In the nearby manufacturing facility, a group of women sit in a glass box, fitting a jigsaw of pattern pieces together on a computer to find the layout that generates the least waste. At the distribution center next door, cardboard boxes whizz by efficiently along a complex system of conveyor belts.

“No one nears the sophistication level of Inditex in terms of speed to market,” said Macquarie Capital analyst Andreas Inderst.

It raises questions about how sustainable any company that produces so much can be.

But while Inditex is a master of reducing business waste, the sheer volume of its output raises questions about how sustainable any company that produces so much product can be. The company doesn’t see its business model at odds with sustainability goals. It says its scale is what gives it the opportunity to make a difference, driving efficiencies and pushing its manufacturers to adapt their operations to meet the company’s sustainability standards.

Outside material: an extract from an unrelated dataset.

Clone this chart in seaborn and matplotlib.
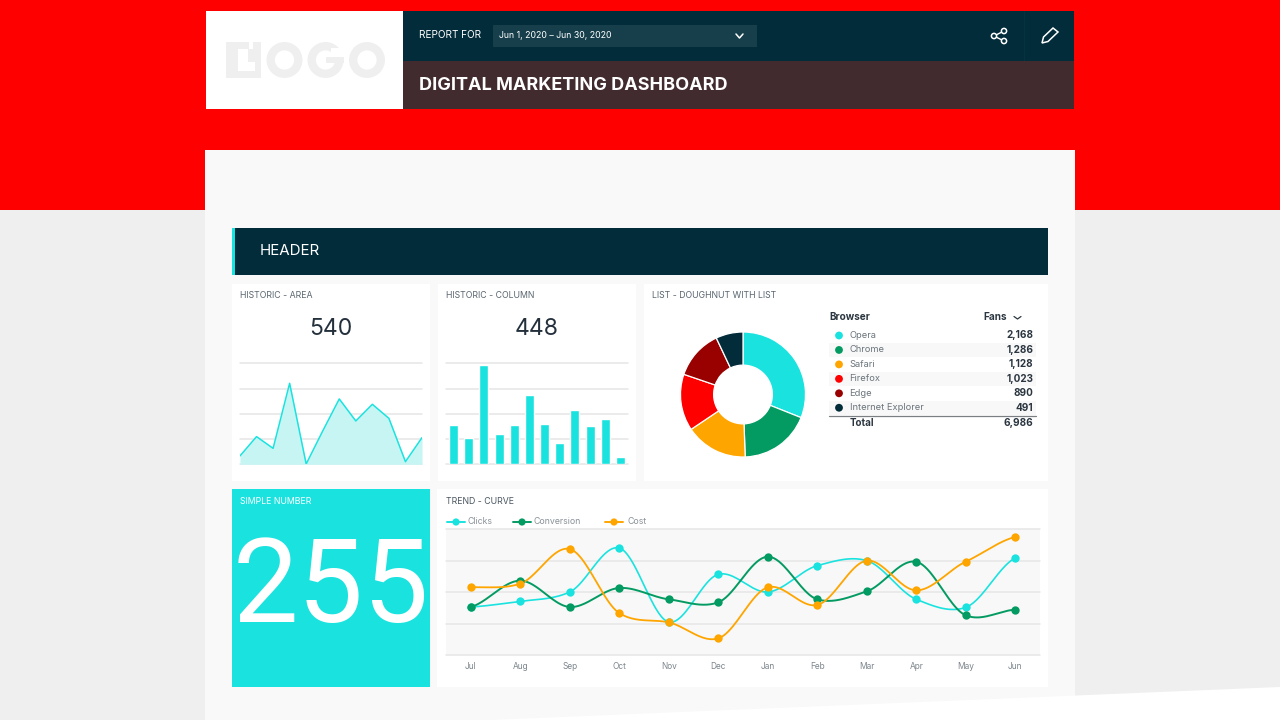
import numpy as np
import pandas as pd
import matplotlib
matplotlib.use("Agg")
import matplotlib.pyplot as plt
from matplotlib.patches import Rectangle, Polygon, Circle
import seaborn as sns

# ---------- data ----------
area_values = [8.3, 27.4, 15.8, 80.2, 0.3, 33.0, 64.7, 42.9, 59.4, 45.5, 2.6, 26.4]
column_values = [39.3, 26.1, 98.7, 29.7, 39.3, 68.3, 39.9, 20.8, 53.8, 37.6, 44.6, 6.9]
months = ["Jul", "Aug", "Sep", "Oct", "Nov", "Dec", "Jan", "Feb", "Mar", "Apr", "May", "Jun"]
clicks = [38.1, 42.6, 50.0, 84.9, 26.2, 64.0, 50.0, 70.9, 74.9, 44.2, 37.8, 77.0]
conversion = [38.1, 59.0, 38.1, 53.2, 44.2, 41.8, 78.0, 44.2, 50.5, 74.0, 31.5, 36.0]
cost = [53.7, 56.6, 84.1, 33.3, 25.9, 13.2, 53.7, 39.7, 74.9, 51.3, 74.1, 93.7]
browsers = ["Opera", "Chrome", "Safari", "Firefox", "Edge", "Internet Explorer"]
fans = [2168, 1286, 1128, 1023, 890, 491]
fans_total = 6986

CYAN, GREEN, ORANGE, RED, MAROON, NAVY = "#1AE3DF", "#049B63", "#FFA500", "#FF0000", "#990000", "#022C3A"
GRID, TXT, DARK = "#E6E6E6", "#5F6B73", "#24303C"

sns.set_theme(style="white")
plt.rcParams["font.family"] = ["Inter", "DejaVu Sans"]

fig = plt.figure(figsize=(12.8, 7.2), dpi=100, facecolor="#EFEFEF")
bg = fig.add_axes([0, 0, 1, 1])
bg.set_xlim(0, 1280)
bg.set_ylim(720, 0)
bg.axis("off")


def rect(x0, y0, x1, y1, c, **kw):
    bg.add_patch(Rectangle((x0, y0), x1 - x0, y1 - y0, fc=c, ec="none", **kw))


def label(x, y, s, size, c=TXT, ha="left", weight="normal", **kw):
    bg.text(x, y, s, fontsize=size, color=c, ha=ha, va="center", fontweight=weight, **kw)


def pixel_axes(x0, y0, x1, y1):
    ax = fig.add_axes([x0 / 1280, 1 - y1 / 720, (x1 - x0) / 1280, (y1 - y0) / 720])
    ax.patch.set_alpha(0)
    return ax


def style_grid(ax, show_x=False):
    sns.despine(ax=ax, left=True, bottom=True, top=True, right=True)
    ax.set_ylim(0, 100)
    ax.set_yticks([0, 25, 50, 75, 100])
    ax.set_yticklabels([])
    ax.tick_params(left=False, bottom=False)
    ax.grid(axis="y", color=GRID, lw=1.1)
    ax.grid(axis="x", visible=False)
    for gl in ax.get_ygridlines():
        gl.set_clip_on(False)
    ax.set_axisbelow(True)
    ax.set_xlabel("")
    ax.set_ylabel("")
    if not show_x:
        ax.set_xticks([])


# ---------- page background ----------
rect(0, 0, 1280, 210, RED)
rect(205, 150, 1075, 720, "#F9F9F9")
bg.add_patch(Polygon([(490, 720), (1280, 687), (1280, 720)], fc="#FFFFFF", ec="none"))

# ---------- top banner ----------
rect(206, 11, 403, 109, "#FFFFFF")
rect(403, 11, 1074, 61, NAVY)
rect(403, 61, 1074, 109, "#422B2E")
rect(493, 25, 757, 47, "#163F4B")
rect(1024, 11, 1025, 61, "#06313E")
# logo
rect(226, 42, 261, 78, "#EFEFEF")
rect(238, 49, 248, 71, "#FFFFFF")
rect(248, 62, 255, 71, "#FFFFFF")
rect(249, 42, 253, 49, "#FFFFFF")
for cx in [284.5, 325.5, 367]:
    bg.add_patch(Circle((cx, 60), 13.8, fc="none", ec="#EFEFEF", lw=6))
rect(331, 48, 346, 57, "#FFFFFF")
rect(326, 57, 344, 63, "#EFEFEF")
label(419, 35.5, "REPORT FOR", 7.2, "#FFFFFF")
label(499, 35.5, "Jun 1, 2020 – Jun 30, 2020", 6.3, "#FFFFFF")
bg.plot([736, 739.5, 743], [34, 38, 34], color="#FFFFFF", lw=1.1)
label(419, 85, "DIGITAL MARKETING DASHBOARD", 13, "#FFFFFF", weight="bold")
# share icon
bg.plot([1004, 994, 1004], [31, 36, 41], color="#FFFFFF", lw=1.0, zorder=3)
for px, py in [(1004, 31), (994, 36), (1004, 41)]:
    bg.add_patch(Circle((px, py), 2.6, fc=NAVY, ec="#FFFFFF", lw=1.1, zorder=4))
# pencil icon
bg.add_patch(Polygon([(1042, 43), (1043.5, 37), (1053, 28), (1058, 32), (1048, 41.5)],
                     fc="none", ec="#FFFFFF", lw=1.1))

# ---------- section header ----------
rect(232, 228, 1048, 275, NAVY)
rect(232, 228, 235, 275, CYAN)
label(260, 251, "HEADER", 10.8, "#FFFFFF")

# ---------- cards ----------
rect(232, 284, 430, 481, "#FFFFFF")
rect(438, 284, 636, 481, "#FFFFFF")
rect(644, 284, 1048, 481, "#FFFFFF")
rect(232, 489, 430, 687, CYAN)
rect(437, 489, 1048, 687, "#FFFFFF")

label(240, 296, "HISTORIC - AREA", 6.3, "#5A6670")
label(446, 296, "HISTORIC - COLUMN", 6.3, "#5A6670")
label(652, 296, "LIST - DOUGHNUT WITH LIST", 6.3, "#5A6670")
label(446, 502, "TREND - CURVE", 6.3, "#4A5660")
label(240, 502, "SIMPLE NUMBER", 6.3, "#FFFFFF")
label(330.5, 329, "540", 16.5, DARK, ha="center")
label(537, 329, "448", 16.5, DARK, ha="center")
bg.text(330.5, 590, "255", fontsize=84, color="#FFFFFF", ha="center", va="center",
        family="Roboto", fontweight="normal", fontstyle="normal")

# ---------- area chart ----------
ax = pixel_axes(240, 363.3, 422, 464.3)
idx = np.arange(len(area_values))
ax.fill_between(idx, area_values, 0, color="#C6F5F4", lw=0)
sns.lineplot(x=idx, y=area_values, color=CYAN, lw=1.1, ax=ax)
ax.set_xlim(0, len(area_values) - 1)
style_grid(ax)

# ---------- column chart ----------
ax = pixel_axes(446, 363.3, 628, 464.3)
sns.barplot(x=months, y=column_values, color=CYAN, saturation=1, width=0.6, ax=ax)
ax.set_xlim(-0.5, 11.5)
style_grid(ax)

# ---------- doughnut ----------
ax = pixel_axes(680, 331.5, 806, 457.5)
ax.pie(fans, colors=[CYAN, GREEN, ORANGE, RED, MAROON, NAVY], startangle=90, counterclock=False,
       radius=1.0, wedgeprops=dict(width=0.53, edgecolor="white", linewidth=0.9))
ax.set_xlim(-1.008, 1.008)
ax.set_ylim(-1.008, 1.008)

# ---------- list table ----------
label(829, 317, "Browser", 7.2, "#2B3640", weight="bold")
label(983, 317, "Fans", 7.2, "#2B3640", weight="bold")
bg.plot([1014, 1017.5, 1021], [316.5, 319, 316.5], color="#2B3640", lw=0.9)
row_colors = [CYAN, GREEN, ORANGE, RED, MAROON, NAVY]
row_y = 335.5
for i, (b, f, c) in enumerate(zip(browsers, fans, row_colors)):
    y = row_y + i * 14.45
    if i % 2 == 1:
        rect(829, y - 7, 1036, y + 7, "#F8F8F8")
    bg.add_patch(Circle((839, y), 3.9, fc=c, ec="none", zorder=3))
    label(849.5, y, b, 6.7, "#6B757C", zorder=3)
    label(1033.5, y, f"{f:,}", 7.2, "#2B3640", ha="right", weight="bold", zorder=3)
bg.plot([829, 1036], [416, 416], color="#7A7F84", lw=0.9)
label(849.5, 423, "Total", 7.0, "#2B3640", weight="bold")
label(1033.5, 423, f"{fans_total:,}", 7.2, "#2B3640", ha="right", weight="bold")


# ---------- trend chart ----------
def spline(values, tension=0.85, n=40):
    """Cardinal-spline drawing path through the given points."""
    v = np.asarray(values, float)
    m = np.zeros_like(v)
    m[1:-1] = (v[2:] - v[:-2]) / 2 * tension
    m[0], m[-1] = (v[1] - v[0]) * 0.5, (v[-1] - v[-2]) * 0.5
    xs, ys = [], []
    for i in range(len(v) - 1):
        t = np.linspace(0, 1, n, endpoint=False)
        h = (2*t**3 - 3*t**2 + 1) * v[i] + (t**3 - 2*t**2 + t) * m[i] \
            + (-2*t**3 + 3*t**2) * v[i + 1] + (t**3 - t**2) * m[i + 1]
        xs.append(i + t)
        ys.append(h)
    return np.concatenate(xs + [[len(v) - 1]]), np.concatenate(ys + [[v[-1]]])


ax = pixel_axes(446, 529, 1040, 655)
ax.patch.set_alpha(1)
ax.set_facecolor("#F8F8F8")
series = [("Clicks", clicks, CYAN, 1.2), ("Conversion", conversion, GREEN, 1.4), ("Cost", cost, ORANGE, 1.3)]
for name, vals, col, w in series:
    sx, sy = spline(vals)
    sns.lineplot(x=sx, y=sy, color=col, lw=w, ax=ax, zorder=3)
    sns.scatterplot(x=np.arange(12), y=vals, color=col, s=36, linewidth=0, ax=ax, zorder=4)
ax.set_xlim(-0.5, 11.5)
style_grid(ax, show_x=True)
ax.set_xticks(range(12))
ax.set_xticklabels(months, fontsize=6.0, color="#7C858C")
ax.tick_params(axis="x", pad=5, length=0)
ax.set_ylim(0, 100)

for lx, tx, name, col in [(447, 468, "Clicks", CYAN), (513, 534, "Conversion", GREEN), (605, 627, "Cost", ORANGE)]:
    bg.plot([lx, lx + 18], [522, 522], color=col, lw=1.4)
    bg.add_patch(Circle((lx + 9, 522), 3.6, fc=col, ec="none"))
    label(tx, 522, name, 6.3, "#8A9298")

fig.savefig("out.png", dpi=100, facecolor=fig.get_facecolor())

Down one corridor, the offices shift seamlessly into a warren of studios — 31 in total on site — where swarms of photographers shoot leggy clotheshorses draped in the latest Zara styles. In one corner, a model in a flowing purple jumpsuit lounges in a chair. A few studios down, another is striking a pose in a slouchy satin peach suit. The clothes shooting now will arrive in store within a week, and land online even sooner. Their design was probably decided only a few weeks ago.

On average, Zara releases 500 new designs a week, 20,000 a year. But Isla insists: “We don’t feel like we are making a massive amount of clothes.”